3 Rants, 3 blogs, 3 weeks, Part 1 Conrad Syndrome….

06
Dec
2013

3 Rants, 3 blogs, 3 weeks, Part 1 Conrad Syndrome….3 months in and Cleaver East is flying. We have had some ups and downs and went through a fairamount of staff over the last few months but things are starting to settle down nicely but a few things have been on my mind over the last few months and it’s time to vent……“Conrad Gallagher syndrome”…..This is something I encountered many, many years ago back when took over a restaurant in Ranelagh called Zucchini (I renamed it Mint 4 weeks later). I was fresh off the plane from working abroad and the Irish restaurant scene had changed dramatically on my return. Every chef I interviewed had completely lost the run of themselves. I couldn’t believe it, every single snotty nosed little chef straight out of catering college were demanding outrageous salaries. Let’s get something clear; Chefs are some of the most under paid workers I know and I for one spent over a decade working 80hour plus weeks for crumbs. It is a flawed industry in that regard and I would love it to change, but that’s just the way it is and that’s the way it will stay unless customers decide to pay double for their meals or else taxes are dramatically reduced. (I’m not holding my breath). At first I thought I was just unlucky with my applicants but after a few weeks I realised bad luck had nothing to do with it as a trend soon appeared. That trend was Conrad Gallagher! Conrad had opened a lot of restaurants in a very short space of time. He was the big name chef at the time so every young chef was applying to work for him. He paid (well offered to pay) way over the odds and gave absolute novices senior positions and in doing so completely disillusioned the young chefs coming through and fundamentally made it very hard for them to progress, as they were trapped by money and titles, the two things that destroy young chefs. Of course he wasn’t solely to blame forth is but I personally came across lots of chefs whom darken his doors!
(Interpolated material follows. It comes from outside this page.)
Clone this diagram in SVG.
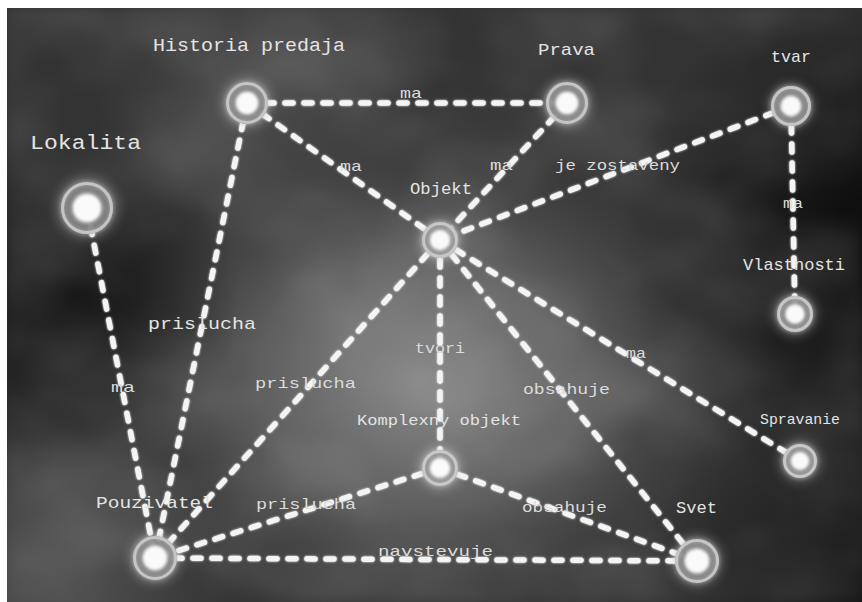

Since Cleaver has opened I have noticed the “Conrad Syndrome” is creeping back in and recession is to blame this time. Due to chef shortages some restaurants are again offering way over the odds for kids from college and this is not sustainable. The young chefs chase the money rather than valuable experience and proper tuition and when they are 26+, start to think about settling down, buying a house etc. They realise they have been led up the garden path by biased employers and subsequently made bad decisions and worked in the wrong establishments. In doing so their potential for financial growth is extremely limited and for these chefs they have only 3 options, but only two are really viable.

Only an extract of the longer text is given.